§ **Exercise description**
Write out the opening lines of the data word for word, up to and including the line with "0.7, 0.8, 0.9]", and leave every picture and every later line out.

§ **Supplied information**
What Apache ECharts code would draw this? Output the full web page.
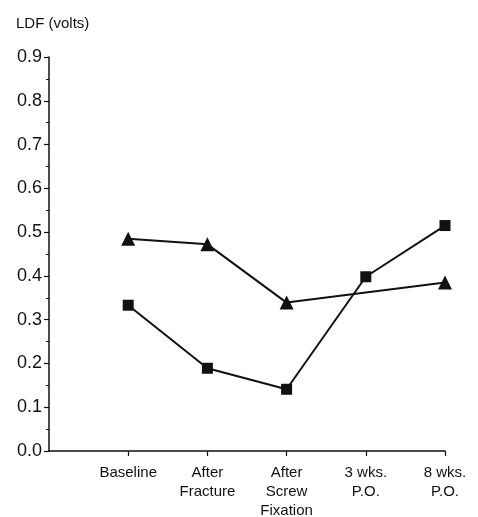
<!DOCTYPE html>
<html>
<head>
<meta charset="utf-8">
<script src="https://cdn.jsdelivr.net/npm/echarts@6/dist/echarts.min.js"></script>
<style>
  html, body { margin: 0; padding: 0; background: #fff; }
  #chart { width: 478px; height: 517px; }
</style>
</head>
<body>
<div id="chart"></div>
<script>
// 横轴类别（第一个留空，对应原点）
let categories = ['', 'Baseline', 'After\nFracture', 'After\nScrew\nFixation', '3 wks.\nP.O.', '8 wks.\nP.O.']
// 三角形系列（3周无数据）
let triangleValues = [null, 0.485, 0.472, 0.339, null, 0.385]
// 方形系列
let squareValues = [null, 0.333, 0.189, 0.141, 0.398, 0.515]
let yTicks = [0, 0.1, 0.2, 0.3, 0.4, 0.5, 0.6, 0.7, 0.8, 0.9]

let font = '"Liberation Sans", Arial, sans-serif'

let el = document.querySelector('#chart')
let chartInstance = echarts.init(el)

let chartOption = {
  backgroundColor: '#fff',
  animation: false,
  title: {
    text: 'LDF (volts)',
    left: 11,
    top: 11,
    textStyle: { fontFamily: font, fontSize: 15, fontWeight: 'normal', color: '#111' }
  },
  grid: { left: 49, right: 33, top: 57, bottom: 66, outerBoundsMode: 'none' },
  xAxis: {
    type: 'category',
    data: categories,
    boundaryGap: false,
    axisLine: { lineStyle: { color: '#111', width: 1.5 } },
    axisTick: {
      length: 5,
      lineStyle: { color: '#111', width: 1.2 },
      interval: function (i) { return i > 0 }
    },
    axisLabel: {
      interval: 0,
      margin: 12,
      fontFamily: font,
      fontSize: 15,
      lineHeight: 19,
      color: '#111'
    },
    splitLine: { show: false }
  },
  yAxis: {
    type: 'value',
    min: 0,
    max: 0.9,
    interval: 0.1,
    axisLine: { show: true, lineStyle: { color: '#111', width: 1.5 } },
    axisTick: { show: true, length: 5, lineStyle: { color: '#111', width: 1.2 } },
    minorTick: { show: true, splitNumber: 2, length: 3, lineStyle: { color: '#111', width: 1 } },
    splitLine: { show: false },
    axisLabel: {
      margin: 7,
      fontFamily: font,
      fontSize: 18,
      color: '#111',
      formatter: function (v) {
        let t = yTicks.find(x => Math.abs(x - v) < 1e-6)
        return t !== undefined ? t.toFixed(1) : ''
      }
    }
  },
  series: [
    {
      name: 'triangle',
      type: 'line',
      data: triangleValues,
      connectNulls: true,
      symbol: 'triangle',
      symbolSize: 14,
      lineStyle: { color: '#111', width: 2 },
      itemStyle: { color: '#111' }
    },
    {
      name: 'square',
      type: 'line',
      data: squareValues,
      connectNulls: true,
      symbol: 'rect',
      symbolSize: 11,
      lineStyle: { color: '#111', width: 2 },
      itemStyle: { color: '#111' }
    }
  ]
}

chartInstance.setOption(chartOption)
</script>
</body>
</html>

§ **Exercise output**
What Apache ECharts code would draw this? Output the full web page.
<!DOCTYPE html>
<html>
<head>
<meta charset="utf-8">
<script src="https://cdn.jsdelivr.net/npm/echarts@6/dist/echarts.min.js"></script>
<style>
  html, body { margin: 0; padding: 0; background: #fff; }
  #chart { width: 478px; height: 517px; }
</style>
</head>
<body>
<div id="chart"></div>
<script>
// 横轴类别（第一个留空，对应原点）
let categories = ['', 'Baseline', 'After\nFracture', 'After\nScrew\nFixation', '3 wks.\nP.O.', '8 wks.\nP.O.']
// 三角形系列（3周无数据）
let triangleValues = [null, 0.485, 0.472, 0.339, null, 0.385]
// 方形系列
let squareValues = [null, 0.333, 0.189, 0.141, 0.398, 0.515]
let yTicks = [0, 0.1, 0.2, 0.3, 0.4, 0.5, 0.6, 0.7, 0.8, 0.9]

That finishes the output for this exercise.